- **YOUR OBJECTIVE**:
The lines from the top of the material through the line with "return [bw *" are to be set down exactly. Leave the pictures out.
..............................
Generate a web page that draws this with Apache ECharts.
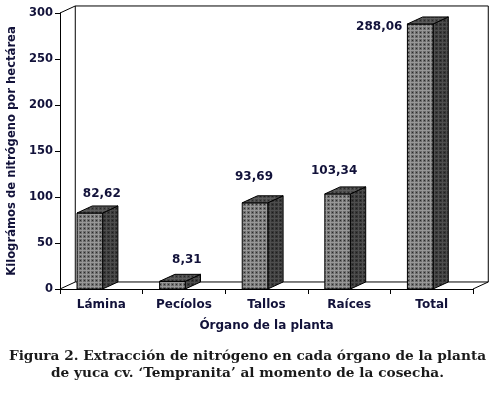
<!DOCTYPE html>
<html>
<head>
<meta charset="utf-8">
<script src="https://cdn.jsdelivr.net/npm/echarts@6/dist/echarts.min.js"></script>
<style>
html,body{margin:0;padding:0;background:#fff;}
#chart{width:495px;height:394px;}
</style>
</head>
<body>
<div id="chart"></div>
<script>
// ---- data ----
const categories = ['Lámina', 'Pecíolos', 'Tallos', 'Raíces', 'Total'];
const values = [82.62, 8.31, 93.69, 103.34, 288.06];
const valueLabels = ['82,62', '8,31', '93,69', '103,34', '288,06'];
const yTicks = [0, 50, 100, 150, 200, 250, 300];
const yAxisTitle = 'Kilográmos de nitrógeno por hectárea';
const xAxisTitle = 'Órgano de la planta';
const captionLines = ['Figura 2. Extracción de nitrógeno en cada órgano de la planta',
                      'de yuca cv. ‘Tempranita’ al momento de la cosecha.'];

// ---- layout (label nudges, px relative to band centre / bar front top) ----
const labelShift = [[0.5, -19], [3, -21], [-12.5, -26], [-15, -23], null];

const TXT = '#12123a';
const FONT = 'DejaVu Sans';

function makePattern(base, light, dark) {
  const c = document.createElement('canvas');
  c.width = 4; c.height = 4;
  const g = c.getContext('2d');
  g.fillStyle = base; g.fillRect(0, 0, 4, 4);
  g.fillStyle = light; g.fillRect(2, 0, 1, 4); g.fillRect(0, 2, 4, 1);
  g.fillStyle = dark; g.fillRect(0, 0, 1, 1);
  return { image: c, repeat: 'repeat' };
}
const frontFill = makePattern('#6c6c6c', '#989898', '#2a2a2a');
const sideFill = makePattern('#363636', '#4e4e4e', '#1c1c1c');
const topFill = makePattern('#474747', '#5c5c5c', '#282828');

const chart = echarts.init(document.getElementById('chart'), null, { renderer: 'canvas' });

function depth(bw) { return [bw * 0.185, -bw * 0.085]; }

function renderBar(params, api) {
  const i = api.value(0);
  const v = api.value(1);
  const base = api.coord([i, 0]);
  const top = api.coord([i, v]);
  const bw = api.size([1, 0])[0];
  const [dx, dy] = depth(bw);
  const x0 = base[0] - 0.3 * bw + 0.5;
  const x1 = x0 + 0.31 * bw;
  const yb = base[1], yt = top[1];
  const children = [
    { type: 'polygon', shape: { points: [[x1, yt], [x1 + dx, yt + dy], [x1 + dx, yb + dy], [x1, yb]] },
      style: { fill: sideFill, stroke: '#000', lineWidth: 1 } },
    { type: 'rect', shape: { x: x0, y: yt, width: x1 - x0, height: yb - yt },
      style: { fill: frontFill, stroke: '#000', lineWidth: 1 } },
    { type: 'polygon', shape: { points: [[x0, yt], [x0 + dx, yt + dy], [x1 + dx, yt + dy], [x1, yt]] },
      style: { fill: topFill, stroke: '#000', lineWidth: 1 } }
  ];
  const sh = labelShift[params.dataIndex];
  let lbl;
  if (sh) {
    lbl = { type: 'text', x: base[0] + sh[0], y: yt + sh[1],
      style: { text: valueLabels[params.dataIndex], fill: TXT, font: 'bold 12px "' + FONT + '"',
               align: 'center', verticalAlign: 'middle' } };
  } else {
    lbl = { type: 'text', x: x0 - 5, y: yt + 3,
      style: { text: valueLabels[params.dataIndex], fill: TXT, font: 'bold 12px "' + FONT + '"',
               align: 'right', verticalAlign: 'middle' } };
  }
  children.push(lbl);
  return { type: 'group', children };
}

function renderWall(params, api) {
  const bw = api.size([1, 0])[0];
  const [dx, dy] = depth(bw);
  const n = categories.length;
  const left = api.coord([0, 0])[0] - bw / 2;
  const right = api.coord([n - 1, 0])[0] + bw / 2;
  const y0 = api.coord([0, yTicks[0]])[1];
  const yT = api.coord([0, yTicks[yTicks.length - 1]])[1];
  const st = { stroke: '#000', lineWidth: 1, fill: null };
  return { type: 'group', children: [
    { type: 'polyline', shape: { points: [[left + dx, yT + dy], [right + dx, yT + dy], [right + dx, y0 + dy], [left + dx, y0 + dy], [left + dx, yT + dy]] }, style: st },
    { type: 'line', shape: { x1: left, y1: yT, x2: left + dx, y2: yT + dy }, style: st },
    { type: 'line', shape: { x1: left, y1: y0, x2: left + dx, y2: y0 + dy }, style: st },
    { type: 'line', shape: { x1: right, y1: y0, x2: right + dx, y2: y0 + dy }, style: st }
  ] };
}

const option = {
  animation: false,
  backgroundColor: '#fff',
  graphic: captionLines.map((t, k) => ({
    type: 'text', left: 'center', top: 349 + k * 17,
    style: { text: t, fill: '#1a1a1a', font: 'bold 13.7px "DejaVu Serif"' }
  })),
  grid: { left: 60, right: 22, top: 13, bottom: 105, containLabel: false, outerBoundsMode: 'none' },
  xAxis: {
    type: 'category',
    data: categories,
    axisLine: { lineStyle: { color: '#000', width: 1 } },
    axisTick: { show: true, length: 5, lineStyle: { color: '#000' } },
    axisLabel: { color: TXT, fontFamily: FONT, fontWeight: 'bold', fontSize: 12, margin: 10 },
    name: xAxisTitle,
    nameLocation: 'middle',
    nameGap: 31,
    nameTextStyle: { color: TXT, fontFamily: FONT, fontWeight: 'bold', fontSize: 12 },
    splitLine: { show: false }
  },
  yAxis: {
    type: 'value',
    min: yTicks[0],
    max: yTicks[yTicks.length - 1],
    interval: yTicks[1] - yTicks[0],
    axisLine: { show: true, lineStyle: { color: '#000', width: 1 } },
    axisTick: { show: true, length: 5, lineStyle: { color: '#000' } },
    axisLabel: { color: TXT, fontFamily: FONT, fontWeight: 'bold', fontSize: 11.5, margin: 7 },
    splitLine: { show: false },
    name: yAxisTitle,
    nameLocation: 'middle',
    nameRotate: 90,
    nameGap: 42,
    nameTextStyle: { color: TXT, fontFamily: FONT, fontWeight: 'bold', fontSize: 11.6 }
  },
  series: [
    { type: 'custom', z: 1, renderItem: renderWall, data: [[0, 0]], silent: true },
    { type: 'custom', z: 2, renderItem: renderBar,
      encode: { x: 0, y: 1 },
      data: values.map((v, i) => [i, v]) }
  ]
};
chart.setOption(option);
</script>
</body>
</html>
..............................
- **ANSWER BELOW**:
Generate a web page that draws this with Apache ECharts.
<!DOCTYPE html>
<html>
<head>
<meta charset="utf-8">
<script src="https://cdn.jsdelivr.net/npm/echarts@6/dist/echarts.min.js"></script>
<style>
html,body{margin:0;padding:0;background:#fff;}
#chart{width:495px;height:394px;}
</style>
</head>
<body>
<div id="chart"></div>
<script>
// ---- data ----
const categories = ['Lámina', 'Pecíolos', 'Tallos', 'Raíces', 'Total'];
const values = [82.62, 8.31, 93.69, 103.34, 288.06];
const valueLabels = ['82,62', '8,31', '93,69', '103,34', '288,06'];
const yTicks = [0, 50, 100, 150, 200, 250, 300];
const yAxisTitle = 'Kilográmos de nitrógeno por hectárea';
const xAxisTitle = 'Órgano de la planta';
const captionLines = ['Figura 2. Extracción de nitrógeno en cada órgano de la planta',
                      'de yuca cv. ‘Tempranita’ al momento de la cosecha.'];

// ---- layout (label nudges, px relative to band centre / bar front top) ----
const labelShift = [[0.5, -19], [3, -21], [-12.5, -26], [-15, -23], null];

const TXT = '#12123a';
const FONT = 'DejaVu Sans';

function makePattern(base, light, dark) {
  const c = document.createElement('canvas');
  c.width = 4; c.height = 4;
  const g = c.getContext('2d');
  g.fillStyle = base; g.fillRect(0, 0, 4, 4);
  g.fillStyle = light; g.fillRect(2, 0, 1, 4); g.fillRect(0, 2, 4, 1);
  g.fillStyle = dark; g.fillRect(0, 0, 1, 1);
  return { image: c, repeat: 'repeat' };
}
const frontFill = makePattern('#6c6c6c', '#989898', '#2a2a2a');
const sideFill = makePattern('#363636', '#4e4e4e', '#1c1c1c');
const topFill = makePattern('#474747', '#5c5c5c', '#282828');

const chart = echarts.init(document.getElementById('chart'), null, { renderer: 'canvas' });

function depth(bw) { return [bw * 0.185, -bw * 0.085]; }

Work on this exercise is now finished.